TASK OBJECTIVE: In this exercise, the entries below include pictures. Repeat exactly the lines from the line with "Give me the Chart.js source for this chart." to the line with "const delezOstalih2023 = [68, 67, 65, 68, 70];", including both, but without the pictures.

DATA ROWS:
** begin **

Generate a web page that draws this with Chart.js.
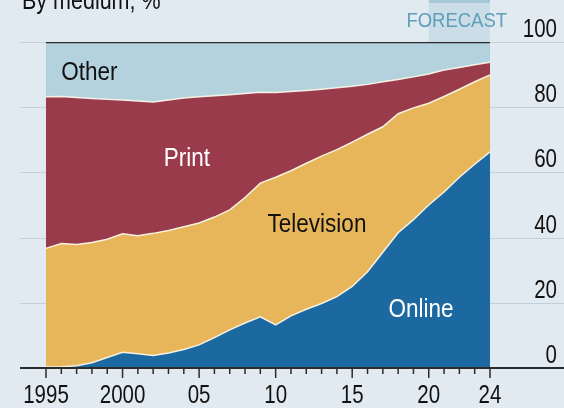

** end **
** begin **

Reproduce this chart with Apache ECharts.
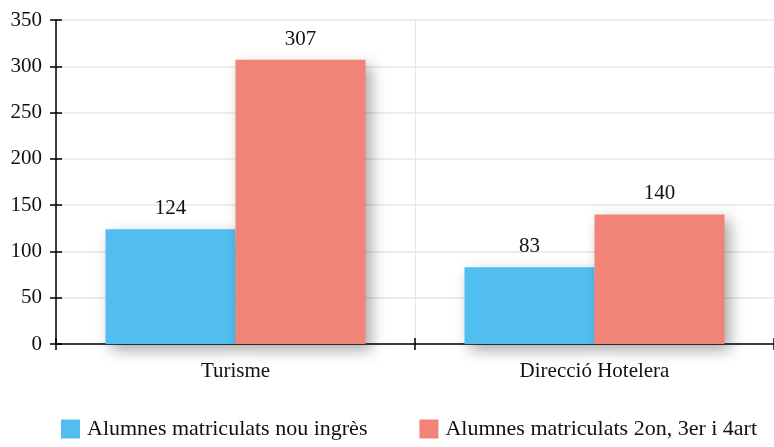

** end **
** begin **

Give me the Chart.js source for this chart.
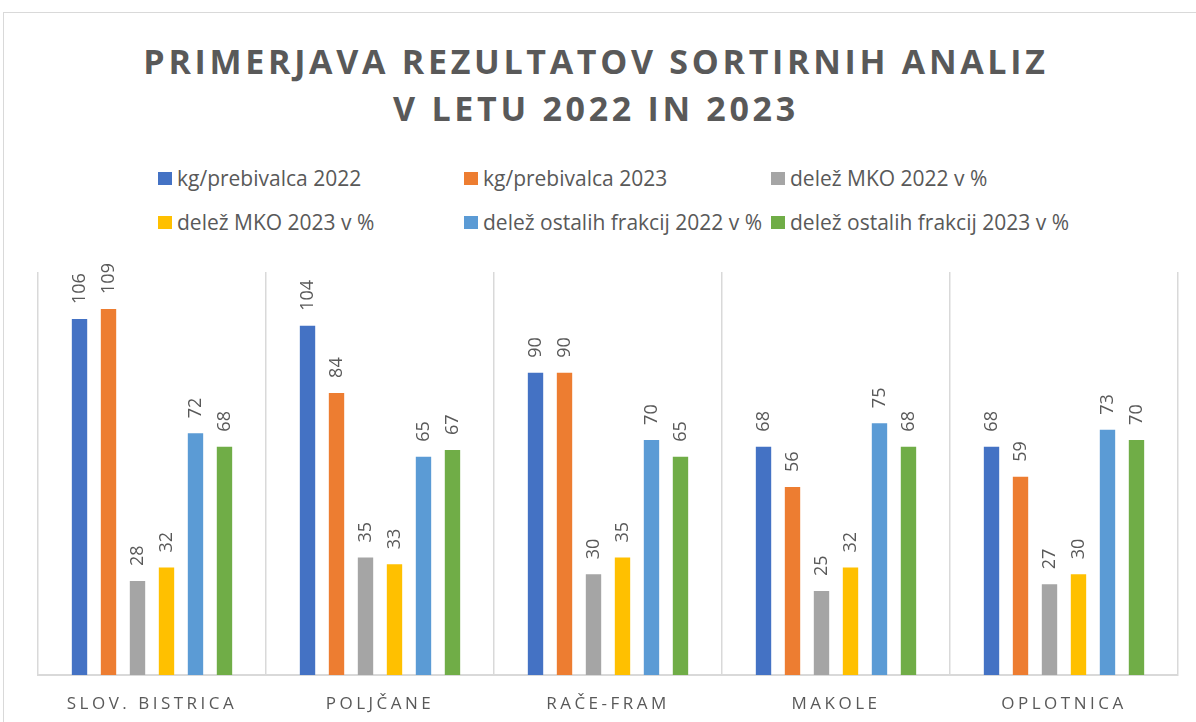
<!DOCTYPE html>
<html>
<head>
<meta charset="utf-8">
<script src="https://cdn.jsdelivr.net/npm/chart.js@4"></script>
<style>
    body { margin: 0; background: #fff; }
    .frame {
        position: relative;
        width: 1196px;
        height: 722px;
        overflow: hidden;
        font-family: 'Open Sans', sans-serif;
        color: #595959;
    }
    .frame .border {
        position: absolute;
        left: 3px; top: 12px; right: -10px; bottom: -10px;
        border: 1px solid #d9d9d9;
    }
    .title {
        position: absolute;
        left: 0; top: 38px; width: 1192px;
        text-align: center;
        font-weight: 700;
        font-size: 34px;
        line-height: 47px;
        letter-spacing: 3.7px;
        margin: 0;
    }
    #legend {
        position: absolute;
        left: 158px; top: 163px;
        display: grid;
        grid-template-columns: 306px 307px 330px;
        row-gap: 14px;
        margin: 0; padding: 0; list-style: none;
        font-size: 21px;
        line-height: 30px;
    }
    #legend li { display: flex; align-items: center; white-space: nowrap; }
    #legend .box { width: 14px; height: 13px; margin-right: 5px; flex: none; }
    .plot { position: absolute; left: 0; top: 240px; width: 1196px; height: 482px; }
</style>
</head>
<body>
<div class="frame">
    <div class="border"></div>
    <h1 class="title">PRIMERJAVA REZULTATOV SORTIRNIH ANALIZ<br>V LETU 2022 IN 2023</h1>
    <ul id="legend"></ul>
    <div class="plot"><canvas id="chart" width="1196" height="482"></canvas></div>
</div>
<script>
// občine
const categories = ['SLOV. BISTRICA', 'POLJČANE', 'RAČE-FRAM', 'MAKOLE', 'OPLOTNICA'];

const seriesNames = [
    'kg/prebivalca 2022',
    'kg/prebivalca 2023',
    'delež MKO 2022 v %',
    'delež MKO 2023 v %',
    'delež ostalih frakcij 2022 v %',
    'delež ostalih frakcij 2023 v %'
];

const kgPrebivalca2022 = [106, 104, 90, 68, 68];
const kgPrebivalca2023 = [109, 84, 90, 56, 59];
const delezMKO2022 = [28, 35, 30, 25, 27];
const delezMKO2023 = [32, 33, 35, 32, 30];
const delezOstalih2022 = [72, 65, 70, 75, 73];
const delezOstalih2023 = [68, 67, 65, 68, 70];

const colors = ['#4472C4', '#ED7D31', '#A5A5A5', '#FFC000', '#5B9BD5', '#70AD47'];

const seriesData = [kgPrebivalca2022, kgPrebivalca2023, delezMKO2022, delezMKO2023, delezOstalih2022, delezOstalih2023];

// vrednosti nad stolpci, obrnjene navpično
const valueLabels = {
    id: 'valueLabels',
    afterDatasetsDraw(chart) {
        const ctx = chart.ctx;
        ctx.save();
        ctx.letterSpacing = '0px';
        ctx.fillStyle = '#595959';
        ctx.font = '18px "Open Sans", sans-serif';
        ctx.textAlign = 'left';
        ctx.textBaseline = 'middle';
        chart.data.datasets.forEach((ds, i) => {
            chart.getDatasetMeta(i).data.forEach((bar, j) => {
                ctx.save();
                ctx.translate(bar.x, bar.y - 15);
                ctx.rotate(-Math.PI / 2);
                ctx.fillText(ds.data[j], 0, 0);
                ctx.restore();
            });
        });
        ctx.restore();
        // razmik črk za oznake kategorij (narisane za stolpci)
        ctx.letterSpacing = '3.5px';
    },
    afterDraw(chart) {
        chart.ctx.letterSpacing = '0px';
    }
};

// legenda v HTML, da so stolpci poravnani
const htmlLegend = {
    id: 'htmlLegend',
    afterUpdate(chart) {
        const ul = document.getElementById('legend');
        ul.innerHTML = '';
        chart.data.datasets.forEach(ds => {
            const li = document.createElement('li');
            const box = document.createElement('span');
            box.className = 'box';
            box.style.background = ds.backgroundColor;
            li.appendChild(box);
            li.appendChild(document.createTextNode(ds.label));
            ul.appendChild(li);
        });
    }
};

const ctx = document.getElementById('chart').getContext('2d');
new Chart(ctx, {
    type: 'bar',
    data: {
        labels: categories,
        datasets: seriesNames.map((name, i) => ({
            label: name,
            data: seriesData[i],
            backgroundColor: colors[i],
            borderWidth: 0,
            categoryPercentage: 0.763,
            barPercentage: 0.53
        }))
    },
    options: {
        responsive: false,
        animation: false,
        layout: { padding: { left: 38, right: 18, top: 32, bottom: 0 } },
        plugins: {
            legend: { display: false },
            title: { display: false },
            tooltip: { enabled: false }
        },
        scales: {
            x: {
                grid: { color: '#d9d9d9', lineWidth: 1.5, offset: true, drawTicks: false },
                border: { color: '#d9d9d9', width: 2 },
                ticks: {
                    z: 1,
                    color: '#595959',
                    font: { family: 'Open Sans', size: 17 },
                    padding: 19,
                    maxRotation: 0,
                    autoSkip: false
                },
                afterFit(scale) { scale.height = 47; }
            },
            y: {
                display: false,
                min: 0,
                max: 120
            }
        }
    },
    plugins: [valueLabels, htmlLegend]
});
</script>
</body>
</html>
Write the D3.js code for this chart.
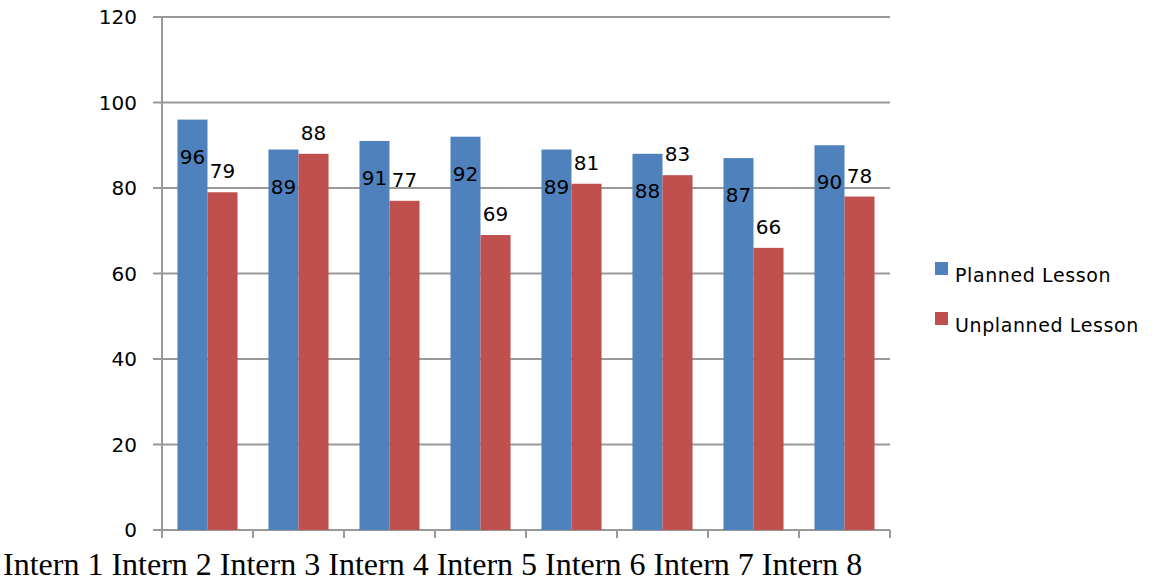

** end **

COMPLETE RESPONSE:
Give me the Chart.js source for this chart.
<!DOCTYPE html>
<html>
<head>
<meta charset="utf-8">
<script src="https://cdn.jsdelivr.net/npm/chart.js@4"></script>
<style>
    body { margin: 0; background: #fff; }
    .frame {
        position: relative;
        width: 1196px;
        height: 722px;
        overflow: hidden;
        font-family: 'Open Sans', sans-serif;
        color: #595959;
    }
    .frame .border {
        position: absolute;
        left: 3px; top: 12px; right: -10px; bottom: -10px;
        border: 1px solid #d9d9d9;
    }
    .title {
        position: absolute;
        left: 0; top: 38px; width: 1192px;
        text-align: center;
        font-weight: 700;
        font-size: 34px;
        line-height: 47px;
        letter-spacing: 3.7px;
        margin: 0;
    }
    #legend {
        position: absolute;
        left: 158px; top: 163px;
        display: grid;
        grid-template-columns: 306px 307px 330px;
        row-gap: 14px;
        margin: 0; padding: 0; list-style: none;
        font-size: 21px;
        line-height: 30px;
    }
    #legend li { display: flex; align-items: center; white-space: nowrap; }
    #legend .box { width: 14px; height: 13px; margin-right: 5px; flex: none; }
    .plot { position: absolute; left: 0; top: 240px; width: 1196px; height: 482px; }
</style>
</head>
<body>
<div class="frame">
    <div class="border"></div>
    <h1 class="title">PRIMERJAVA REZULTATOV SORTIRNIH ANALIZ<br>V LETU 2022 IN 2023</h1>
    <ul id="legend"></ul>
    <div class="plot"><canvas id="chart" width="1196" height="482"></canvas></div>
</div>
<script>
// občine
const categories = ['SLOV. BISTRICA', 'POLJČANE', 'RAČE-FRAM', 'MAKOLE', 'OPLOTNICA'];

const seriesNames = [
    'kg/prebivalca 2022',
    'kg/prebivalca 2023',
    'delež MKO 2022 v %',
    'delež MKO 2023 v %',
    'delež ostalih frakcij 2022 v %',
    'delež ostalih frakcij 2023 v %'
];

const kgPrebivalca2022 = [106, 104, 90, 68, 68];
const kgPrebivalca2023 = [109, 84, 90, 56, 59];
const delezMKO2022 = [28, 35, 30, 25, 27];
const delezMKO2023 = [32, 33, 35, 32, 30];
const delezOstalih2022 = [72, 65, 70, 75, 73];
const delezOstalih2023 = [68, 67, 65, 68, 70];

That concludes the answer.